--- Data listing ---
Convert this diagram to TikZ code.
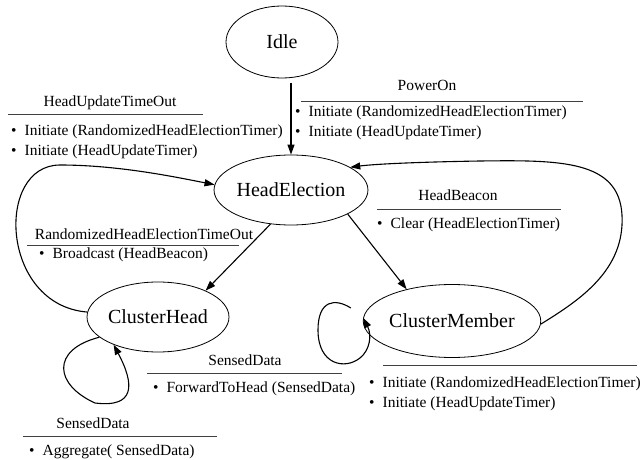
\documentclass[tikz,border=0pt]{standalone}
\usepackage{fontspec}
\setmainfont{Liberation Serif}
\usetikzlibrary{shapes.geometric, arrows.meta}

\begin{document}
\begin{tikzpicture}[x=1pt, y=-1pt,
        state/.style={ellipse, draw, line width=0.8pt, inner sep=0pt, font=\fontsize{20}{23}\selectfont},
        trans/.style={line width=1.1pt, -{Triangle[length=10pt, width=7pt]}},
        lbltitle/.style={inner sep=0pt, font=\fontsize{15.5}{18}\selectfont},
        lblitem/.style={inner sep=0pt, anchor=west, font=\fontsize{15.5}{18}\selectfont},
        lblrule/.style={line width=1pt, black!75}]
        \useasboundingbox (0,0) rectangle (641,460);

        \node[state, minimum width=112pt, minimum height=72pt] (Idle) at (282,42) {Idle};
        \node[state, minimum width=128pt, minimum height=70pt] (HE) at (291,190) {HeadElection};
        \node[state, minimum width=142pt, minimum height=70pt] (CH) at (158,317) {ClusterHead};
        \node[state, minimum width=141pt, minimum height=73pt] (CM) at (452,321) {ClusterMember};

        \coordinate (IdleOut) at ([yshift=-5pt]Idle.south);
        \draw[trans] (IdleOut -| HE.north) -- (HE.north);
        \draw[trans] (HE.239) -- (CH.29);
        \draw[trans] (HE.337) -- (CM.145);
        \draw[trans] (CH.176) .. controls (0,305) and (-5,165) .. (60,165)
            .. controls (120,165) and (180,178) .. (HE.176);
        \draw[trans] (CM.358) .. controls (580,300) and (625,270) .. (622,215)
            .. controls (619,160) and (560,160) .. (480,161)
            .. controls (420,162) and (375,164) .. (HE.21);
        \draw[trans] (CH.199) .. controls (50,350) and (55,385) .. (95,403)
            .. controls (135,408) and (135,385) .. (CH.212);
        \draw[trans] ([shift={(-12pt,13pt)}]CM.west) .. controls (335,298) and (318,300) .. (318,330)
            .. controls (318,365) and (345,370) .. (360,358)
            .. controls (370,350) and (372,335) .. (CM.178);

        \foreach \nm/\px/\py/\txt in {hutT/110/103/HeadUpdateTimeOut, ponT/427/85/PowerOn,
                hbcT/458/195/HeadBeacon, rheT/144/234/RandomizedHeadElectionTimeOut,
                sdfT/245/360/SensedData, sdaT/93/423/SensedData} {
            \node[lbltitle] (\nm) at (\px,\py) {\txt};
        }
        \foreach \xa/\xb/\py in {8/203/115, 301/583/102, 377/561/209, 27/239/245,
                147/342/373, 23/217/436, 383/637/365} {
            \draw[lblrule] (\xa,\py) -- (\xb,\py);
        }
        \foreach \nm/\px/\py/\txt in {
                hut1/11/132/{Initiate (RandomizedHeadElectionTimer)},
                hut2/11/152/{Initiate (HeadUpdateTimer)},
                pon1/295/113/{Initiate (RandomizedHeadElectionTimer)},
                pon2/295/133/{Initiate (HeadUpdateTimer)},
                hbc1/377/225/{Clear (HeadElectionTimer)},
                rhe1/39/255/{Broadcast (HeadBeacon)},
                sdf1/153/389/{ForwardToHead (SensedData)},
                sda1/29/452/{Aggregate( SensedData)},
                cmi1/369/384/{Initiate (RandomizedHeadElectionTimer)},
                cmi2/369/404/{Initiate (HeadUpdateTimer)}} {
            \node[lblitem] (\nm) at (\px,\py) {\textbullet\hspace{8pt}\txt};
        }
    \end{tikzpicture}
\end{document}
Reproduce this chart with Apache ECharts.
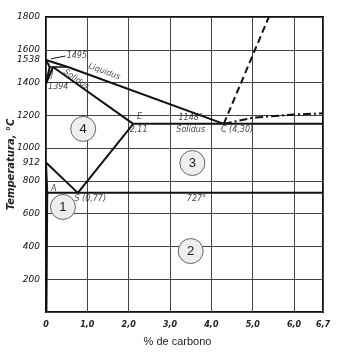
<!DOCTYPE html>
<html><head><meta charset="utf-8">
<script src="https://cdn.jsdelivr.net/npm/echarts@6/dist/echarts.min.js"></script>
<style>html,body{margin:0;padding:0;background:#fff}#c{width:352px;height:352px}</style>
</head><body><div id="c"></div>
<script>
// Tick labels
const yTickValues = [200, 400, 600, 800, 912, 1000, 1200, 1400, 1538, 1600, 1800];
const xTickValues = [0, 1, 2, 3, 4, 5, 6, 6.7];

// Phase boundary lines (% C, °C)
const liquidus = [[0, 1538], [0.53, 1495], [4.3, 1148]];
const solidusDelta = [[0, 1538], [0.09, 1495]];
const peritectic = [[0.09, 1495], [0.53, 1495]];
const deltaGammaA = [[0, 1394], [0.09, 1495]];
const deltaGammaB = [[0, 1394], [0.17, 1495]];
const solidus = [[0.17, 1495], [2.11, 1148]];
const eutectic = [[2.11, 1148], [6.7, 1148]];
const acm = [[0.77, 727], [2.11, 1148]];
const a3 = [[0, 912], [0.77, 727]];
const gp = [[0, 912], [0.03, 727]];
const pq = [[0.03, 727], [0.01, 0]];
const a1 = [[0.03, 727], [6.7, 727]];
const cementiteLiquidus = [[4.3, 1148], [5.39, 1800]];
const dashDotLine = [[4.3, 1148], [5.0, 1185], [6.0, 1205], [6.7, 1212]];
const leader = [[0.12, 1545], [0.47, 1562]];

// Region markers
const regions = [[0.9, 1117, '4'], [0.41, 641, '1'], [3.54, 909, '3'], [3.5, 372, '2']];

// Text annotations [x, y, text, rotate, align]
const notes = [
  [0.5, 1560, '1495', 0, 'left'],
  [0.15, 1445, 'J', 0, 'center'],
  [0.05, 1373, '1394', 0, 'left'],
  [1.41, 1466, 'Liquidus', -20, 'center'],
  [0.73, 1420, 'Solidus', -35, 'center'],
  [2.26, 1190, 'E', 0, 'center'],
  [2.24, 1108, '2,11', 0, 'center'],
  [3.5, 1186, '1148°', 0, 'center'],
  [3.5, 1108, 'Solidus', 0, 'center'],
  [4.62, 1108, 'C (4,30)', 0, 'center'],
  [3.64, 693, '727°', 0, 'center'],
  [1.07, 693, 'S (0,77)', 0, 'center'],
  [0.19, 752, 'A', 0, 'center']
];

function lineSeries(data, opts) {
  return Object.assign({
    type: 'line', data: data, symbol: 'none', silent: true,
    lineStyle: { color: '#111', width: 2 }, z: 5
  }, opts || {});
}

const series = [
  lineSeries(liquidus), lineSeries(solidusDelta), lineSeries(peritectic, {lineStyle:{color:'#111',width:1.5}}),
  lineSeries(deltaGammaA), lineSeries(deltaGammaB), lineSeries(solidus),
  lineSeries(eutectic), lineSeries(acm), lineSeries(a3), lineSeries(gp), lineSeries(pq),
  lineSeries(a1),
  lineSeries(cementiteLiquidus, { lineStyle: { color: '#111', width: 2, type: [7, 4] } }),
  lineSeries(dashDotLine, { lineStyle: { color: '#111', width: 2, type: [8, 3, 2, 3] } }),
  lineSeries(leader, { lineStyle: { color: '#111', width: 1 } }),
  {
    type: 'scatter', silent: true, z: 10,
    data: regions.map(r => ({ value: [r[0], r[1]], name: r[2] })),
    symbolSize: 25,
    itemStyle: { color: '#eeeeee', borderColor: '#666', borderWidth: 1, opacity: 1 },
    label: { show: true, position: 'inside', formatter: p => p.name,
      color: '#222', fontSize: 13, fontFamily: 'Liberation Sans' }
  },
  {
    type: 'scatter', silent: true, z: 12, symbolSize: 0,
    data: notes.map(n => ({ value: [n[0], n[1]], name: n[2],
      label: { rotate: n[3], align: n[4] } })),
    label: { show: true, position: 'inside', formatter: p => p.name,
      color: '#111', fontSize: 8, fontStyle: 'italic', fontFamily: 'DejaVu Sans',
      verticalAlign: 'middle' }
  }
];

const chart = echarts.init(document.getElementById('c'));
chart.setOption({
  animation: false,
  backgroundColor: '#fff',
  grid: { left: 46, right: 29, top: 17, bottom: 40, show: true,
    containLabel: false, outerBoundsMode: 'none',
    borderColor: '#111', borderWidth: 2, backgroundColor: 'transparent' },
  xAxis: {
    type: 'value', min: 0, max: 6.7, interval: 1,
    name: '% de carbono', nameLocation: 'middle', nameGap: 24, nameMoveOverlap: false,
    nameTextStyle: { fontSize: 11, color: '#222', fontFamily: 'Liberation Sans', padding: [0, 14, 0, 0] },
    axisLine: { show: false }, axisTick: { show: false },
    splitLine: { show: true, lineStyle: { color: '#444', width: 1 } },
    axisLabel: { customValues: xTickValues, margin: 9,
      formatter: v => (Math.round(v * 10) / 10 === 0 ? '0' : (Math.round(v * 10) / 10).toFixed(1).replace('.', ',')),
      fontSize: 8, fontStyle: 'italic', fontWeight: 'bold', color: '#222', fontFamily: 'DejaVu Sans' }
  },
  yAxis: {
    type: 'value', min: 0, max: 1800, interval: 200,
    name: 'Temperatura, °C', nameLocation: 'middle', nameGap: 30, nameMoveOverlap: false,
    nameTextStyle: { fontSize: 10, fontStyle: 'italic', fontWeight: 'bold', color: '#222', fontFamily: 'DejaVu Sans' },
    axisLine: { show: false }, axisTick: { show: false },
    splitLine: { show: true, lineStyle: { color: '#444', width: 1 } },
    axisLabel: { customValues: yTickValues, margin: 6, formatter: v => String(v),
      fontSize: 9, fontStyle: 'italic', color: '#111', fontFamily: 'DejaVu Sans' }
  },
  series: series
});
</script>
</body></html>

--- Given instruction ---
Leave the pictures aside and restate exactly the lines from the one containing "Reproduce this chart with Apache ECharts." to the one containing "const xTickValues = [0, 1, 2, 3, 4, 5, 6, 6.7];", those two lines included.

--- Answer to this task ---
Reproduce this chart with Apache ECharts.
<!DOCTYPE html>
<html><head><meta charset="utf-8">
<script src="https://cdn.jsdelivr.net/npm/echarts@6/dist/echarts.min.js"></script>
<style>html,body{margin:0;padding:0;background:#fff}#c{width:352px;height:352px}</style>
</head><body><div id="c"></div>
<script>
// Tick labels
const yTickValues = [200, 400, 600, 800, 912, 1000, 1200, 1400, 1538, 1600, 1800];
const xTickValues = [0, 1, 2, 3, 4, 5, 6, 6.7];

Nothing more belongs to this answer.